Repeat every entry word for word, but leave the images out of your copy.
═════ MATERIAL FOR THE TASK
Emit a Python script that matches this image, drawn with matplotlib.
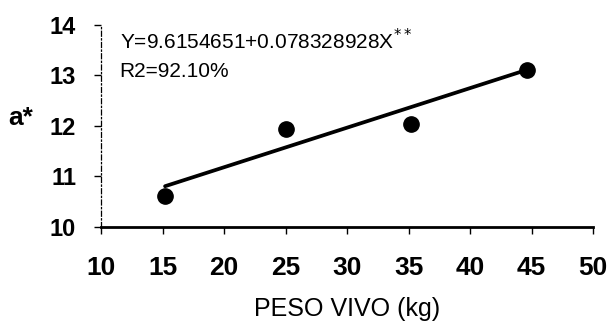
import matplotlib
matplotlib.use('Agg')
import matplotlib.pyplot as plt
import numpy as np

plt.rcParams['font.family'] = ['Liberation Sans', 'DejaVu Sans']

# datos
peso_vivo = [15.2, 25.0, 35.2, 44.6]
a_star = [10.61, 11.93, 12.03, 13.10]
b0 = 9.6154651
b1 = 0.078328928
x_ticks = [10, 15, 20, 25, 30, 35, 40, 45, 50]
y_ticks = [10, 11, 12, 13, 14]

fig = plt.figure(figsize=(6.09, 3.27), dpi=100)
ax = fig.add_axes([0.166, 0.306, 0.808, 0.618])

x_fit = np.array([min(peso_vivo), max(peso_vivo)])
ax.plot(x_fit, b0 + b1 * x_fit, color='black', lw=2.7, solid_capstyle='round', zorder=2)
ax.plot(peso_vivo, a_star, 'o', color='black', ms=11, zorder=3)

ax.set_xlim(10, 50)
ax.set_ylim(10, 14)
ax.set_xticks(x_ticks)
ax.set_yticks(y_ticks)
ax.tick_params(axis='both', direction='out', length=5, width=1, color='black')
ax.tick_params(axis='x', labelsize=19, pad=16)
ax.tick_params(axis='y', labelsize=17, pad=13)
for lab in ax.get_xticklabels() + ax.get_yticklabels():
    lab.set_fontweight('bold')

ax.spines['top'].set_visible(False)
ax.spines['right'].set_visible(False)
ax.spines['left'].set_linestyle((0, (4, 2, 1, 2)))
ax.spines['left'].set_linewidth(0.9)
ax.spines['bottom'].set_linewidth(2)
ax.spines['bottom'].set_zorder(1)

ax.set_xlabel('PESO VIVO (kg)', fontsize=18, labelpad=12)
fig.text(8 / 609, 1 - 118 / 327, 'a*', fontsize=19, fontweight='bold',
         ha='left', va='center')

ax.text(11.5, 13.68, 'Y=9.6154651+0.078328928X$^{**}$', fontsize=15,
        ha='left', va='center')
ax.text(11.5, 13.08, 'R2=92.10%', fontsize=15, ha='left', va='center')

fig.savefig('out.png', dpi=100)
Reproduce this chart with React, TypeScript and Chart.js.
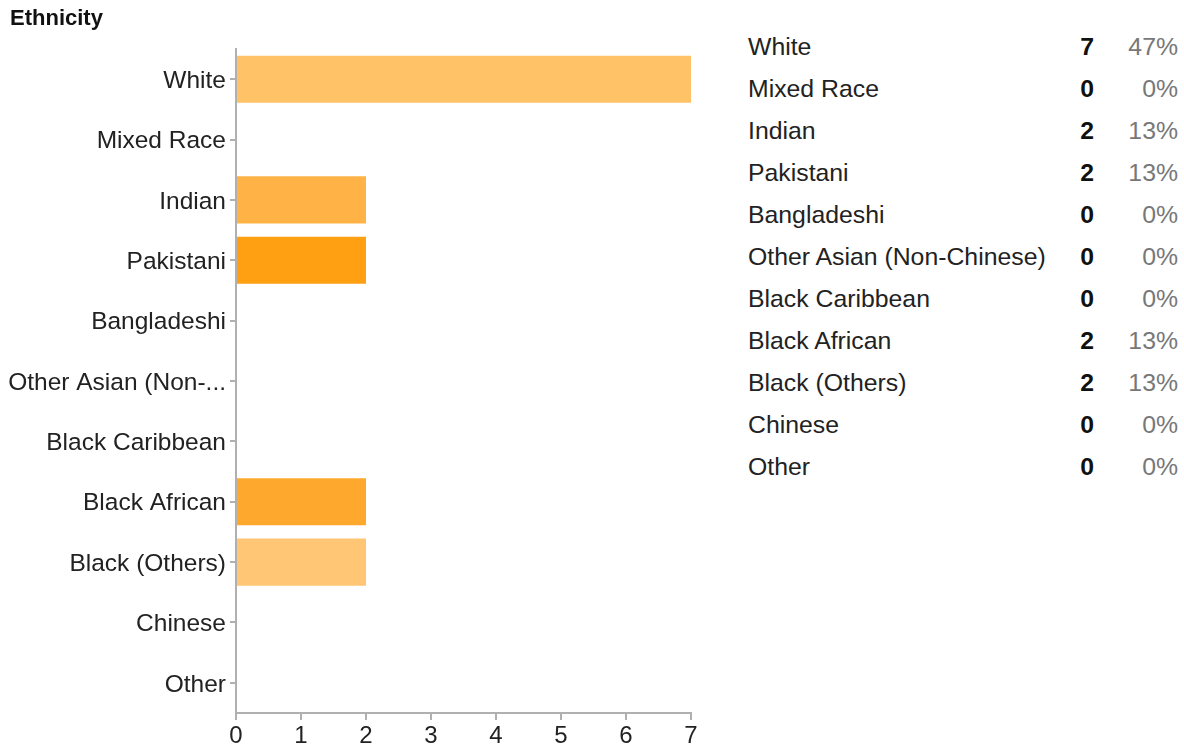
import React, { useEffect, useRef } from "react";
import { Chart, registerables } from "chart.js";

Chart.register(...registerables);

const categories: string[] = [
  "White",
  "Mixed Race",
  "Indian",
  "Pakistani",
  "Bangladeshi",
  "Other Asian (Non-Chinese)",
  "Black Caribbean",
  "Black African",
  "Black (Others)",
  "Chinese",
  "Other",
];

const counts: number[] = [7, 0, 2, 2, 0, 0, 0, 2, 2, 0, 0];

const barColors: string[] = [
  "#FFC266",
  "#FFC266",
  "#FFB347",
  "#FF9F12",
  "#FFB347",
  "#FFB347",
  "#FFB347",
  "#FFA82E",
  "#FFC675",
  "#FFB347",
  "#FFB347",
];

const xTicks: number[] = [0, 1, 2, 3, 4, 5, 6, 7];

const FONT = "'Liberation Sans', Arial, Helvetica, sans-serif";
const AXIS_COLOR = "#b0b0b0";

function shorten(label: string): string {
  return label.length > 18 ? label.slice(0, 17) + "..." : label;
}

export default function App() {
  const canvasRef = useRef<HTMLCanvasElement | null>(null);

  useEffect(() => {
    if (!canvasRef.current) return;
    const chart = new Chart(canvasRef.current, {
      type: "bar",
      data: {
        labels: categories,
        datasets: [
          {
            data: counts,
            backgroundColor: barColors,
            borderWidth: 0,
            barPercentage: 0.78,
            categoryPercentage: 1,
          },
        ],
      },
      options: {
        indexAxis: "y",
        animation: false,
        responsive: false,
        maintainAspectRatio: false,
        layout: { padding: { top: 49, right: 29, left: 0, bottom: 0 } },
        plugins: {
          legend: { display: false },
          tooltip: { enabled: false },
          title: { display: false },
        },
        scales: {
          x: {
            min: xTicks[0],
            max: xTicks[xTicks.length - 1],
            afterBuildTicks: (scale: any) => {
              scale.ticks = xTicks.map((v) => ({ value: v }));
            },
            afterFit: (scale: any) => {
              scale.height = 36;
            },
            grid: {
              drawOnChartArea: false,
              drawTicks: true,
              tickLength: 7,
              color: AXIS_COLOR,
              lineWidth: 2,
            },
            border: { display: true, color: AXIS_COLOR, width: 2 },
            ticks: {
              font: { family: FONT, size: 24 },
              color: "#222",
              padding: 2,
              maxRotation: 0,
              autoSkip: false,
            },
          },
          y: {
            afterFit: (scale: any) => {
              scale.width = 236;
            },
            grid: {
              offset: false,
              drawOnChartArea: false,
              drawTicks: true,
              tickLength: 6,
              color: AXIS_COLOR,
              lineWidth: 2,
            },
            border: { display: true, color: AXIS_COLOR, width: 2 },
            ticks: {
              font: { family: FONT, size: 24.5 },
              color: "#222",
              padding: 4,
              labelOffset: 2,
              autoSkip: false,
              callback: (_v: any, i: number) => shorten(categories[i]),
            },
          },
        },
      },
    });
    return () => chart.destroy();
  }, []);

  const total = counts.reduce((a, b) => a + b, 0);

  return (
    <div
      style={{
        position: "fixed",
        left: 0,
        top: 0,
        width: 1184,
        height: 749,
        background: "#fff",
        fontFamily: FONT,
      }}
    >
      <canvas
        ref={canvasRef}
        width={720}
        height={749}
        style={{ position: "absolute", left: 0, top: 0, width: 720, height: 749 }}
      />
      <div
        style={{
          position: "absolute",
          left: 10,
          top: 4,
          fontSize: 22,
          fontWeight: "bold",
          color: "#111",
          lineHeight: "28px",
        }}
      >
        Ethnicity
      </div>
      {categories.map((name, i) => (
        <div
          key={name}
          style={{
            position: "absolute",
            left: 748,
            top: 47 + i * 42 - 15,
            width: 430,
            height: 30,
            lineHeight: "30px",
            fontSize: 24.8,
            color: "#222",
          }}
        >
          <span style={{ position: "absolute", left: 0 }}>{name}</span>
          <span
            style={{
              position: "absolute",
              right: 84,
              fontWeight: "bold",
              color: "#111",
            }}
          >
            {counts[i]}
          </span>
          <span style={{ position: "absolute", right: 0, color: "#777" }}>
            {Math.round((counts[i] / total) * 100)}%
          </span>
        </div>
      ))}
    </div>
  );
}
══════════
> _RESPONSE_:
Emit a Python script that matches this image, drawn with matplotlib.
import matplotlib
matplotlib.use('Agg')
import matplotlib.pyplot as plt
import numpy as np

plt.rcParams['font.family'] = ['Liberation Sans', 'DejaVu Sans']

# datos
peso_vivo = [15.2, 25.0, 35.2, 44.6]
a_star = [10.61, 11.93, 12.03, 13.10]
b0 = 9.6154651
b1 = 0.078328928
x_ticks = [10, 15, 20, 25, 30, 35, 40, 45, 50]
y_ticks = [10, 11, 12, 13, 14]

fig = plt.figure(figsize=(6.09, 3.27), dpi=100)
ax = fig.add_axes([0.166, 0.306, 0.808, 0.618])

x_fit = np.array([min(peso_vivo), max(peso_vivo)])
ax.plot(x_fit, b0 + b1 * x_fit, color='black', lw=2.7, solid_capstyle='round', zorder=2)
ax.plot(peso_vivo, a_star, 'o', color='black', ms=11, zorder=3)

ax.set_xlim(10, 50)
ax.set_ylim(10, 14)
ax.set_xticks(x_ticks)
ax.set_yticks(y_ticks)
ax.tick_params(axis='both', direction='out', length=5, width=1, color='black')
ax.tick_params(axis='x', labelsize=19, pad=16)
ax.tick_params(axis='y', labelsize=17, pad=13)
for lab in ax.get_xticklabels() + ax.get_yticklabels():
    lab.set_fontweight('bold')

ax.spines['top'].set_visible(False)
ax.spines['right'].set_visible(False)
ax.spines['left'].set_linestyle((0, (4, 2, 1, 2)))
ax.spines['left'].set_linewidth(0.9)
ax.spines['bottom'].set_linewidth(2)
ax.spines['bottom'].set_zorder(1)

ax.set_xlabel('PESO VIVO (kg)', fontsize=18, labelpad=12)
fig.text(8 / 609, 1 - 118 / 327, 'a*', fontsize=19, fontweight='bold',
         ha='left', va='center')

ax.text(11.5, 13.68, 'Y=9.6154651+0.078328928X$^{**}$', fontsize=15,
        ha='left', va='center')
ax.text(11.5, 13.08, 'R2=92.10%', fontsize=15, ha='left', va='center')

fig.savefig('out.png', dpi=100)
Reproduce this chart with React, TypeScript and Chart.js.
import React, { useEffect, useRef } from "react";
import { Chart, registerables } from "chart.js";

Chart.register(...registerables);

const categories: string[] = [
  "White",
  "Mixed Race",
  "Indian",
  "Pakistani",
  "Bangladeshi",
  "Other Asian (Non-Chinese)",
  "Black Caribbean",
  "Black African",
  "Black (Others)",
  "Chinese",
  "Other",
];

const counts: number[] = [7, 0, 2, 2, 0, 0, 0, 2, 2, 0, 0];

const barColors: string[] = [
  "#FFC266",
  "#FFC266",
  "#FFB347",
  "#FF9F12",
  "#FFB347",
  "#FFB347",
  "#FFB347",
  "#FFA82E",
  "#FFC675",
  "#FFB347",
  "#FFB347",
];

const xTicks: number[] = [0, 1, 2, 3, 4, 5, 6, 7];

const FONT = "'Liberation Sans', Arial, Helvetica, sans-serif";
const AXIS_COLOR = "#b0b0b0";

function shorten(label: string): string {
  return label.length > 18 ? label.slice(0, 17) + "..." : label;
}

export default function App() {
  const canvasRef = useRef<HTMLCanvasElement | null>(null);

  useEffect(() => {
    if (!canvasRef.current) return;
    const chart = new Chart(canvasRef.current, {
      type: "bar",
      data: {
        labels: categories,
        datasets: [
          {
            data: counts,
            backgroundColor: barColors,
            borderWidth: 0,
            barPercentage: 0.78,
            categoryPercentage: 1,
          },
        ],
      },
      options: {
        indexAxis: "y",
        animation: false,
        responsive: false,
        maintainAspectRatio: false,
        layout: { padding: { top: 49, right: 29, left: 0, bottom: 0 } },
        plugins: {
          legend: { display: false },
          tooltip: { enabled: false },
          title: { display: false },
        },
        scales: {
          x: {
            min: xTicks[0],
            max: xTicks[xTicks.length - 1],
            afterBuildTicks: (scale: any) => {
              scale.ticks = xTicks.map((v) => ({ value: v }));
            },
            afterFit: (scale: any) => {
              scale.height = 36;
            },
            grid: {
              drawOnChartArea: false,
              drawTicks: true,
              tickLength: 7,
              color: AXIS_COLOR,
              lineWidth: 2,
            },
            border: { display: true, color: AXIS_COLOR, width: 2 },
            ticks: {
              font: { family: FONT, size: 24 },
              color: "#222",
              padding: 2,
              maxRotation: 0,
              autoSkip: false,
            },
          },
          y: {
            afterFit: (scale: any) => {
              scale.width = 236;
            },
            grid: {
              offset: false,
              drawOnChartArea: false,
              drawTicks: true,
              tickLength: 6,
              color: AXIS_COLOR,
              lineWidth: 2,
            },
            border: { display: true, color: AXIS_COLOR, width: 2 },
            ticks: {
              font: { family: FONT, size: 24.5 },
              color: "#222",
              padding: 4,
              labelOffset: 2,
              autoSkip: false,
              callback: (_v: any, i: number) => shorten(categories[i]),
            },
          },
        },
      },
    });
    return () => chart.destroy();
  }, []);

  const total = counts.reduce((a, b) => a + b, 0);

  return (
    <div
      style={{
        position: "fixed",
        left: 0,
        top: 0,
        width: 1184,
        height: 749,
        background: "#fff",
        fontFamily: FONT,
      }}
    >
      <canvas
        ref={canvasRef}
        width={720}
        height={749}
        style={{ position: "absolute", left: 0, top: 0, width: 720, height: 749 }}
      />
      <div
        style={{
          position: "absolute",
          left: 10,
          top: 4,
          fontSize: 22,
          fontWeight: "bold",
          color: "#111",
          lineHeight: "28px",
        }}
      >
        Ethnicity
      </div>
      {categories.map((name, i) => (
        <div
          key={name}
          style={{
            position: "absolute",
            left: 748,
            top: 47 + i * 42 - 15,
            width: 430,
            height: 30,
            lineHeight: "30px",
            fontSize: 24.8,
            color: "#222",
          }}
        >
          <span style={{ position: "absolute", left: 0 }}>{name}</span>
          <span
            style={{
              position: "absolute",
              right: 84,
              fontWeight: "bold",
              color: "#111",
            }}
          >
            {counts[i]}
          </span>
          <span style={{ position: "absolute", right: 0, color: "#777" }}>
            {Math.round((counts[i] / total) * 100)}%
          </span>
        </div>
      ))}
    </div>
  );
}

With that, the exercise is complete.